Any idea of who might carry them in Canada/Ontario ?


----------



## Emohawk (Feb 3, 2006)

GuitarsCanada said:


> Anyone have any experiencve with this Iommi model Laney head.


I have one. My only tube amp at the moment actually. Here's some general comments...

- It's a rather bright amp. Very crunchy. It's voiced a little higher in the upper mids than a Marshall, but it still has a very British feel. It has a lot of bottom end too. Overall the tone is pretty in-your-face, but not in the cold solid state way like Dimebag's tone was.

- TONS of gain. It has more gain than a JCM800 at about noon on the dial.

- The voicing makes it really touchy about speakers. I had an old Marshall cab with G12T75's and it was WAY too harsh. It smokes with V30's though, and I'd imagine it will get along well with G12H30's also.

- The amp is CRAZY loud. If you like peeling paint & killing small animals, this is your amp. But seriously - it is a very loud amp. It probably has a lot to do with the voicing really rather than pure power.

I did swap out the stock tubes. Mine had Ruby ECC83's in the pre & EH EL34L's in the power stage. The Ruby's are VERY noisy. I have GT 12AX7C's in it now and it's a lot quiter and the gain is much smoother. I also replaced the power tubes with GT EL34LS's and I like them better than the old EH's. I'm planning to try 6L6's in the power stage (no re-biasing required...it's switchable) to take some of the edge off and round out the tone a little. Haven't gotten around to it yet though.

Overall, I love the amp. It's a bit of a one-trick pony, but it does that trick REALLY well.

As for dealers in Canada, I know they had distributor issues here for a while but I think that's been ironed out. There is a dealer in St. John's (Music City) but I don't know if they still carry them. I had a friend of mine poking around in Ontario a couple of years ago but he had no luck finding a dealer.


----------



## Robert1950 (Jan 21, 2006)

This was on the Laney site:

Area: CANADA
Distributor: KIEF MUSIC LTD
Address:	13139 80TH AVENUE
SURREY
B.C. V3W 3B1
Tel: 604 590 3711
Fax: 604 590 6999
Email: [email protected]

Though I have seen Laney amps at Songbird in Toronto


----------



## iggs (Apr 6, 2006)

Emohawk said:


> I'm planning to try 6L6's in the power stage (no re-biasing required...it's switchable)
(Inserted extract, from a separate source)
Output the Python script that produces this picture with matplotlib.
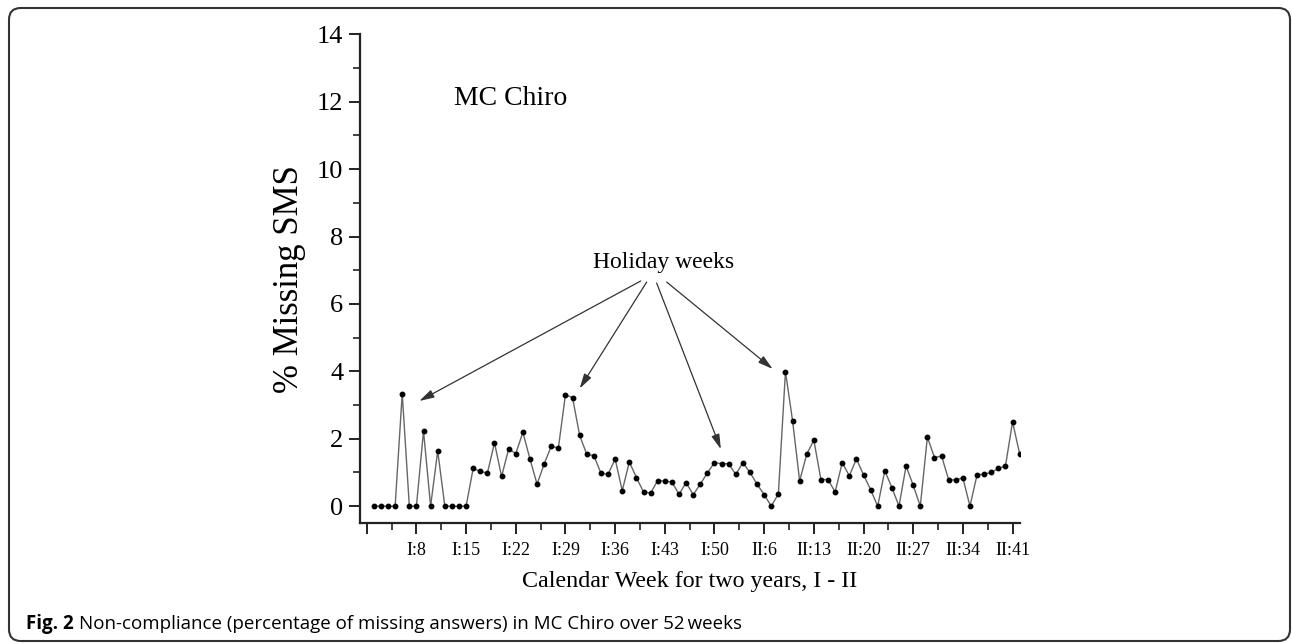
import matplotlib
matplotlib.use("Agg")
import matplotlib.pyplot as plt
from matplotlib.patches import FancyBboxPatch

# week index (1 = I:1); data start at I:2
weeks = list(range(2, 94))
missing = [0, 0, 0, 0, 3.34, 0, 0, 2.23, 0, 1.64, 0, 0, 0, 0,
           1.12, 1.03, 0.98, 1.88, 0.88, 1.70, 1.56, 2.19, 1.40, 0.65,
           1.25, 1.78, 1.72, 3.31, 3.22, 2.10, 1.54, 1.50, 0.98, 0.94,
           1.40, 0.46, 1.31, 0.85, 0.42, 0.39, 0.76, 0.74, 0.72, 0.35,
           0.70, 0.34, 0.65, 0.99, 1.29, 1.26, 1.26, 0.94, 1.29, 1.00,
           0.65, 0.34, 0.0, 0.36, 3.99, 2.54, 0.75, 1.54, 1.96, 0.79,
           0.79, 0.42, 1.29, 0.90, 1.40, 0.93, 0.49, 0.0, 1.05, 0.55,
           0.0, 1.19, 0.62, 0.0, 2.05, 1.44, 1.49, 0.78, 0.78, 0.84,
           0.0, 0.93, 0.95, 1.00, 1.12, 1.19, 2.50, 1.55]

tick_pos = [1, 8, 15, 22, 29, 36, 43, 50, 57, 64, 71, 78, 85, 92]
tick_labels = ["", "I:8", "I:15", "I:22", "I:29", "I:36", "I:43", "I:50",
               "II:6", "II:13", "II:20", "II:27", "II:34", "II:41"]

# holiday arrow targets (week index, value) and tails
arrow_x = [8.4, 31.0, 50.9, 58.2]
arrow_y = [3.12, 3.49, 1.69, 4.07]
arrow_tail_x = [39.6, 40.45, 41.85, 43.26]
arrow_tail_y = [6.68, 6.65, 6.62, 6.65]

serif = ["Liberation Serif", "DejaVu Serif"]
W, H = 1292, 643

fig = plt.figure(figsize=(W / 100, H / 100), dpi=100)
ax = fig.add_axes([360 / W, 1 - 523 / H, 660 / W, (523 - 34.3) / H])

ax.plot(weeks, missing, color="#666666", lw=1.0, zorder=2)
ax.plot(weeks, missing, ls="none", marker="o", ms=3.2, color="black", zorder=3)

ax.set_xlim(0.05, 93.05)
ax.set_ylim(-0.5, 14)
ax.set_xticks(tick_pos)
ax.set_xticklabels(tick_labels, fontfamily=serif, fontsize=13)
ax.set_xticks([p + 3.5 for p in tick_pos[:-1]], minor=True)
ax.set_yticks(range(0, 15, 2))
ax.set_yticklabels([str(v) for v in range(0, 15, 2)], fontfamily=serif, fontsize=19)
ax.set_yticks(range(1, 14, 2), minor=True)
for s in ["top", "right"]:
    ax.spines[s].set_visible(False)
for s in ["left", "bottom"]:
    ax.spines[s].set_linewidth(1.6)
    ax.spines[s].set_color("#222222")
ax.tick_params(axis="both", which="major", direction="out", length=8, width=1.4, color="#222222", pad=4)
ax.tick_params(axis="both", which="minor", direction="out", length=5, width=1.2, color="#222222")
ax.tick_params(axis="x", which="major", pad=6)

ax.set_ylabel("% Missing SMS", fontfamily=serif, fontsize=25, labelpad=8)
ax.set_xlabel("Calendar Week for two years, I - II", fontfamily=serif, fontsize=17.3, labelpad=8)

ax.text(0.142, 12.1, "MC Chiro", transform=ax.get_yaxis_transform(), fontfamily=serif, fontsize=20,
        ha="left", va="center")
ax.text(42.8, 7.24, "Holiday weeks", fontfamily=serif, fontsize=17, ha="center", va="center")
for tx, ty, hx, hy in zip(arrow_tail_x, arrow_tail_y, arrow_x, arrow_y):
    ax.annotate("", xy=(hx, hy), xytext=(tx, ty),
                arrowprops=dict(arrowstyle="-|>,head_length=0.9,head_width=0.25",
                                color="#333333", lw=0.9, shrinkA=0, shrinkB=0))

cap_y = 1 - 624 / H
cap = fig.text(26 / W, cap_y, "Fig. 2", fontfamily="Open Sans", fontsize=13.5,
               fontweight="bold", ha="left", va="center")
fig.canvas.draw()
bb = cap.get_window_extent()
fig.text((bb.x1 + 5) / W, cap_y,
         "Non-compliance (percentage of missing answers) in MC Chiro over 52\u2009weeks",
         fontfamily=["Open Sans", "DejaVu Sans"], fontsize=13.5, ha="left", va="center")

box = FancyBboxPatch((9 / W, 2 / H), (1290 - 9) / W, (643 - 8 - 2) / H,
                     boxstyle="round,pad=0,rounding_size=0.009",
                     transform=fig.transFigure, fill=False, ec="#333333", lw=1.5,
                     mutation_aspect=W / H)
fig.patches.append(box)

fig.savefig("out.png", dpi=100)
You still need to bias the amp for best operation, the switch does not magicaly set the proper cathode current ... :wink:


----------



## Emohawk (Feb 3, 2006)

iggs said:


> You still need to bias the amp for best operation, the switch does not magicaly set the proper cathode current ... :wink:


Yeah - I know. I guess I should have clarified that, huh?


----------



## Emohawk (Feb 3, 2006)

Robert1950 said:


> This was on the Laney site:
> 
> Area: CANADA
> Distributor: KIEF MUSIC LTD
> ...


I think Keif Music is actually the Canadian distributor as well.


----------